Il
faut attendre 40 minutes, l'équivalent de deux bobines film 35 mm,
pour que Brian De Palma daigne montrer le bout de son nez et balance
sa grande mise en scène et son style. Navette spatiale en direction
de Mars. Epoque : l'année 2021. Présents quatre astronautes
américains de la NASA. Woody (Tim Robbins), Terry (Connie Nielsen) –
tous les deux sont en couple, Phil (Jerry O'Connell) et Jim (Gary
Sinise). Ils s'apprêtent à se poser sur la planète rouge et
actionnent les commandes en écho avec l'ordinateur.
Soudain,
de minuscules météorites atteignent la navette. Phil projette sa
main contre un écran de contrôle en verre et du sang coule. La
magie des effets spéciaux opère, le sang en fines gouttelettes est
aspiré par la brèche. Woody va colmater ce trou.

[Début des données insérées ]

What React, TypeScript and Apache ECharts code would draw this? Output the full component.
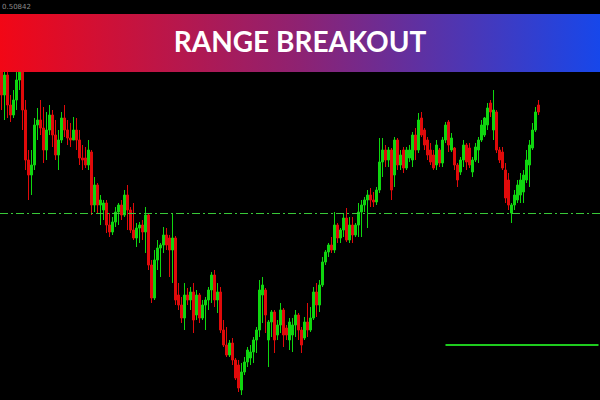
import React, { useEffect, useRef } from "react";
import * as echarts from "echarts";

// Quotes in points, one row per bar: [open, close, low, high]
const quotes: [number, number, number, number][] = [
  [940, 905, 890, 950], [905, 925, 880, 940], [925, 895, 882, 935], [895, 885, 878, 905],
  [885, 900, 882, 910], [900, 920, 890, 940], [920, 935, 910, 945], [935, 890, 870, 940],
  [890, 840, 830, 900], [840, 825, 800, 850], [825, 835, 805, 850], [835, 875, 830, 882],
  [875, 880, 860, 892], [880, 872, 865, 900], [872, 850, 837, 893], [850, 870, 840, 888],
  [870, 885, 865, 895], [885, 865, 853, 890], [865, 845, 840, 880], [845, 860, 830, 870],
  [860, 882, 857, 888], [882, 870, 863, 895], [870, 862, 855, 880], [862, 860, 853, 877],
  [860, 870, 860, 883], [870, 860, 850, 882], [860, 842, 835, 870], [842, 840, 830, 855],
  [842, 835, 832, 853], [835, 850, 830, 860], [848, 795, 785, 850], [795, 815, 788, 823],
  [815, 795, 787, 817], [795, 800, 775, 805], [790, 797, 780, 800], [797, 775, 767, 800],
  [775, 768, 763, 787], [768, 778, 765, 783], [778, 788, 773, 793], [788, 795, 775, 797],
  [795, 785, 780, 800], [785, 805, 783, 810], [805, 790, 770, 815], [790, 770, 767, 793],
  [770, 762, 760, 797], [762, 772, 753, 777], [772, 775, 757, 778], [775, 768, 760, 780],
  [768, 785, 747, 793], [785, 735, 730, 787], [735, 702, 697, 740], [702, 740, 700, 750],
  [740, 752, 730, 760], [752, 755, 723, 757], [755, 765, 747, 773], [765, 755, 750, 772],
  [762, 750, 723, 765], [750, 762, 717, 787], [762, 700, 695, 764], [705, 695, 690, 717],
  [695, 682, 677, 703], [682, 705, 670, 717], [705, 700, 695, 712], [700, 708, 690, 713],
  [708, 680, 667, 717], [685, 705, 680, 710], [705, 682, 677, 707], [682, 695, 680, 700],
  [695, 700, 670, 703], [700, 710, 690, 713], [710, 725, 697, 728], [725, 700, 693, 730],
  [700, 708, 687, 717], [708, 670, 667, 713], [670, 655, 653, 680], [655, 645, 643, 673],
  [645, 657, 643, 660], [657, 640, 635, 662], [640, 622, 620, 642], [635, 612, 608, 640],
  [610, 628, 605, 637], [628, 638, 625, 643], [638, 650, 633, 653], [642, 648, 635, 655],
  [648, 660, 637, 663], [660, 670, 647, 673], [670, 710, 663, 720], [705, 715, 677, 723],
  [710, 685, 667, 712], [660, 678, 633, 680], [678, 688, 663, 690], [688, 660, 647, 690],
  [665, 675, 660, 680], [675, 690, 667, 697], [690, 665, 653, 692], [672, 665, 660, 675],
  [660, 678, 650, 682], [665, 675, 648, 682], [675, 685, 663, 690], [685, 670, 660, 687],
  [670, 655, 647, 673], [662, 678, 660, 683], [678, 670, 663, 697], [670, 682, 668, 693],
  [682, 708, 680, 713], [708, 695, 683, 717], [695, 715, 688, 720], [715, 738, 713, 743],
  [738, 748, 735, 750], [748, 755, 743, 757], [755, 750, 747, 763], [750, 775, 747, 788],
  [775, 762, 757, 777], [762, 770, 757, 772], [770, 782, 763, 787], [782, 760, 758, 792],
  [760, 775, 757, 783], [775, 765, 757, 783], [765, 775, 763, 777], [775, 788, 763, 797],
  [788, 795, 763, 800], [795, 800, 788, 803], [800, 805, 772, 810], [805, 800, 793, 812],
  [800, 798, 793, 808], [798, 810, 795, 813], [810, 838, 807, 862], [838, 850, 823, 862],
  [850, 840, 833, 855], [840, 850, 833, 853], [850, 810, 800, 852], [825, 860, 813, 863],
  [860, 835, 830, 862], [835, 845, 830, 850], [850, 832, 827, 853], [832, 850, 830, 853],
  [842, 850, 838, 855], [840, 865, 833, 868], [865, 850, 840, 872], [850, 880, 847, 887],
  [882, 865, 863, 888], [870, 855, 850, 872], [860, 845, 840, 863], [850, 838, 835, 857],
  [845, 832, 830, 850], [835, 855, 830, 860], [850, 837, 833, 852], [837, 860, 833, 863],
  [860, 875, 857, 878], [878, 855, 848, 880], [850, 862, 848, 867], [852, 835, 830, 853],
  [835, 820, 813, 837], [828, 840, 825, 843], [840, 855, 833, 860], [855, 838, 830, 857],
  [852, 835, 832, 857], [828, 840, 823, 843], [840, 853, 838, 857], [850, 860, 837, 863],
  [860, 875, 858, 880], [865, 882, 863, 883], [875, 892, 870, 897], [897, 888, 883, 900],
  [870, 890, 860, 910], [888, 850, 847, 890], [850, 840, 837, 853], [848, 832, 830, 853],
  [830, 802, 797, 837], [820, 795, 790, 827], [787, 795, 777, 797], [795, 805, 790, 810],
  [800, 815, 797, 820], [805, 820, 797, 827], [808, 825, 797, 830], [820, 840, 817, 850],
  [835, 855, 813, 860], [852, 870, 850, 877], [870, 888, 868, 893], [895, 888, 885, 900],
];

// Bar slots on the time axis (empty slots leave room on the right)
const slotCount = 200;
const slots = Array.from({ length: slotCount }, (_, i) => String(i));

// Price window shown (points)
const priceMin = 600;
const priceMax = 1000;

// Range level (dash-dot) and breakout level (solid, from bar 148 to the right edge)
const rangeLevel = 787;
const breakoutLevel = 655;
const breakoutFrom = "148";
const breakoutTo = "199";

const title = "RANGE BREAKOUT";
const priceLabel = "0.50842";

export default function App() {
  const ref = useRef<HTMLDivElement>(null);

  useEffect(() => {
    if (!ref.current) return;
    const chart = echarts.init(ref.current, undefined, { renderer: "svg" });
    chart.setOption({
      animation: false,
      backgroundColor: "#000000",
      grid: { left: 0, right: 0, top: 0, bottom: 0 },
      xAxis: {
        type: "category",
        data: slots,
        boundaryGap: true,
        show: false,
      },
      yAxis: {
        type: "value",
        min: priceMin,
        max: priceMax,
        show: false,
        splitLine: { show: false },
      },
      series: [
        {
          type: "candlestick",
          data: quotes,
          barWidth: 2,
          itemStyle: {
            color: "#0fd60f",
            color0: "#e00a0a",
            borderColor: "#0fd60f",
            borderColor0: "#e00a0a",
            borderWidth: 1,
          },
          markLine: {
            silent: true,
            symbol: "none",
            label: { show: false },
            lineStyle: { color: "#38c838", width: 1, type: [8, 3, 2, 3], opacity: 1 },
            emphasis: { disabled: true },
            data: [
              {
                yAxis: rangeLevel,
                lineStyle: { color: "#38c838", width: 1, type: [8, 3, 2, 3], opacity: 1 },
              },
              [
                { coord: [breakoutFrom, breakoutLevel], lineStyle: { color: "#1ecb1e", width: 2, type: "solid" } },
                { coord: [breakoutTo, breakoutLevel] },
              ],
            ],
          },
        },
      ],
      graphic: [
        {
          type: "text",
          left: 2,
          top: 3,
          z: 100,
          style: { text: priceLabel, fill: "#8c8c8c", font: "7px 'DejaVu Sans'" },
        },
        {
          type: "rect",
          z: 100,
          shape: { x: 0, y: 14, width: 600, height: 58 },
          style: {
            fill: {
              type: "linear",
              x: 0,
              y: 0,
              x2: 1,
              y2: 0,
              colorStops: [
                { offset: 0, color: "#f20716" },
                { offset: 0.5, color: "#8e2272" },
                { offset: 1, color: "#1747ea" },
              ],
            },
          },
        },
        {
          type: "text",
          z: 101,
          x: 300,
          y: 41,
          style: {
            text: title,
            fill: "#ffffff",
            font: "bold 28px Lato",
            textAlign: "center",
            textVerticalAlign: "middle",
          },
        },
      ],
    });
    return () => chart.dispose();
  }, []);

  return (
    <div
      ref={ref}
      style={{ position: "fixed", left: 0, top: 0, width: 600, height: 400, background: "#000" }}
    />
  );
}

La séquence
rappelle l'apesanteur subie par Tom Cruise dans Mission
impossible lors de l'intrusion
dans les bureaux du FBI. Plus encore que dans ce précédent film,
Brian De Palma joue sur la verticalité et l'horizontalité des corps
qui se déplacent avec lenteur et minutie.
La
musique d'Ennio Morricone joue un tempo volontairement lent. Quatre
notes lancinantes au synthétiseur (un Hammond ou un Moog) appuyées
par une ligne de basse aux accords graves puis quelques notes aiguës
de violon pour accentuer la tension. Ce qui frappe est la belle idée
d'opposer la modernité de la technologie de la navette (ordinateur
etc) et la ligne simplissime et presque archaïque de la musique. Une
manière radicale de décrire que justement cette technologie se
détraque et menace les astronautes.
La
mission pour Mars a pour but de sauver Luke (Don Cheadle) parti
quelques mois plus tôt avec d'autres astronautes (des seconds rôles
qui meurent tous, comme souvent les seconds rôles). La technologie
c'est aussi dans Mission to
Mars les effets spéciaux que
n'a jamais Brian De Palma utilisé aussi intensément, parfois avec
une rare laideur accentuée avec le temps, comme l’engloutissement
par un vers de sable des premiers astronautes. Seul Luke survit à
l'attaque de cette tempête de sable martienne.
Les
avanies se poursuivent pour l'opération de sauvetage avec
l'explosion du moteur de la navette spatiale puis l'arrivée du
deuxième équipage largué dans l'atmosphère de la planète rouge.
La technologie ne peut rien, c'est pour cela que Luke, isolé plus
d'un an sur Mars, a construit une serre où il fait pousser des
plantes et recueille de l'eau (15 ans avant l'agréable Seul
sur Mars de Ridley Scott et 28
ans après Silent running
de Douglas Trumbull où Bruce Dern faisait l'agriculteur mais vers
Saturne et dans sa fusée).
Mission
to Mars est un hommage à 2001
l'odyssée de l'espace. En
début de film, Jim pose son empreinte sur les cailloux rouges de son
jardin et par un simple raccord on passe au sol martien. Plus tard,
la vie quotidienne est décrite, les personnages font du sport,
lisent ou dansent sur du Van Halen dans une roue de la même manière
que Stanley Kubrick abolissait la gravitation dans une description
réaliste de l'espace. En revanche, dans Mission
to Mars, le son des moteurs
existe dans cet espace inter-sidéral.
Le
film est loin d'être parfait. Ce qui navre le plus est le couple Tim
Robbins Connie Nielsen. Il faut le rappeler, un couple dans une
mission si risquée et lointaine ne peut apporter que des ennuis.
Quand Woody décide de se sacrifier pour sauver ses trois autres
compagnons, on a droit à une scène d'une grande mièvrerie, certes
c'est une façon d'apporter encore du suspense. De la mièvrerie, on
peut aussi en trouver dans la séquence où une martienne instruite
les Terriens sur leur origine, une réponse naïve aux adeptes du
créationnisme. Malgré tout, j'aime cette séquence.
Sur
le dernier plan du film, THE END apparaît en toutes lettres. En 2000
quand sort Mission to Mars,
plus aucun film n'écrit The End en fin de film. Mon hypothèse, 18
ans après la sortie du film, est que Brian De Palma faisait ses
adieux à Hollywood, lassé par cette expérience de film de science
fiction catastrophe où il a pu mettre si peu de lui-même. Ses films
suivants seront produits par des producteurs français et parfois
tournés en France comme Femme
fatale. Je les aime un peu
mais pas autant que ses films américains.